In all, I wasn’t too happy with this machine. I really don’t think this is a “pro” machine. I think it is a souped up MacBook Air, which, unfortunately, is what I think Apple was shooting for. Given that they recently had what appears to be a “come to Jesus” moment with pro users and are doing another Mac Pro, (and the iMac Pro is really damned good), my gut says that the next generaion of Macbook Pros will be different, and will actually be machines pros want. The 15" can go away, and the 13" could just become the “iMac Air” type replacement. I love the 13" form factor.

If Apple were to ask me (and they won’t), here’s what I’d do:

  • Get rid of the touch bar. It’s not really interesting. Or, if you’re gonna keep it, put the escape key back. I know from a design perspective Apple likes symmetry and all that, but it ain’t gonna kill you to have an escape key.
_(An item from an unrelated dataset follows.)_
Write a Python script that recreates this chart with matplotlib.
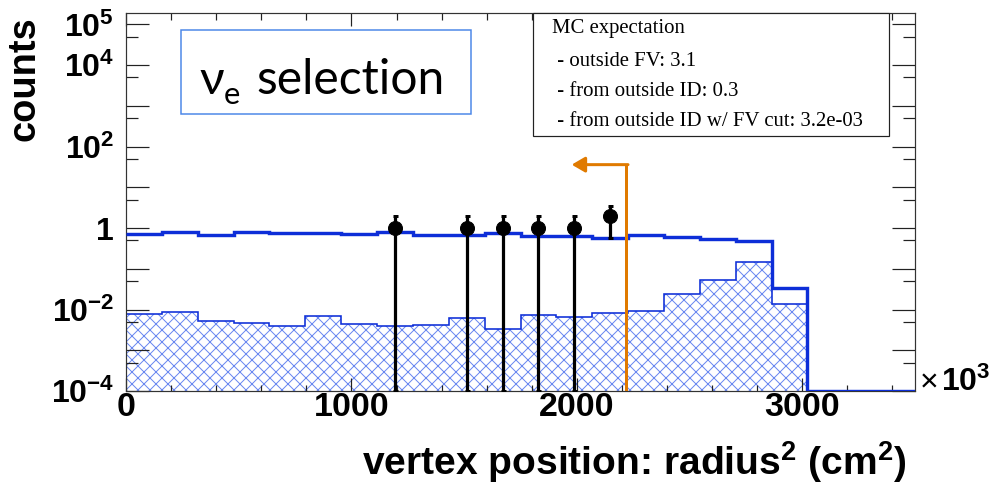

Sometimes functionality is more important than form.
  • Keep the Touch ID (or move to face ID like on the iPhone X). My gut says they will go with Face ID. But I dunno. The touch ID also serves as the power button, so I could see keeping it. But who knows.
  • When making a pro laptop, it’s OK to make it thicker. I don’t think any pros care too much about thinness. But I admit a bias here as I need serious horsepower and probably am not a laptop user anymore anyway.
  • Please consider putting an A-port or two on here. I doubt Apple will do this, because it’s highly possible that the next generation of laptops will be further down the USB-C transition curve, and it might mean having an A-port is kind of silly. But, the 2015 MBP does have a card reader built in, so it’s not like having a different kind of port is cray-cray. This might also force the machine has to be thicker, and as I pointed out, I don’t think pro users will care.
  • Keep the space gray. It’s awesome. Go ahead and make a gold one, too.
  • Fix the keyboard. I don’t care if you keep the key travel small, but you can’t let the keyboard get gummed up like some users have reported, with no choice but to replace it. “Ya done messed up, A-Aron”, is what I’d say to the keyboard design.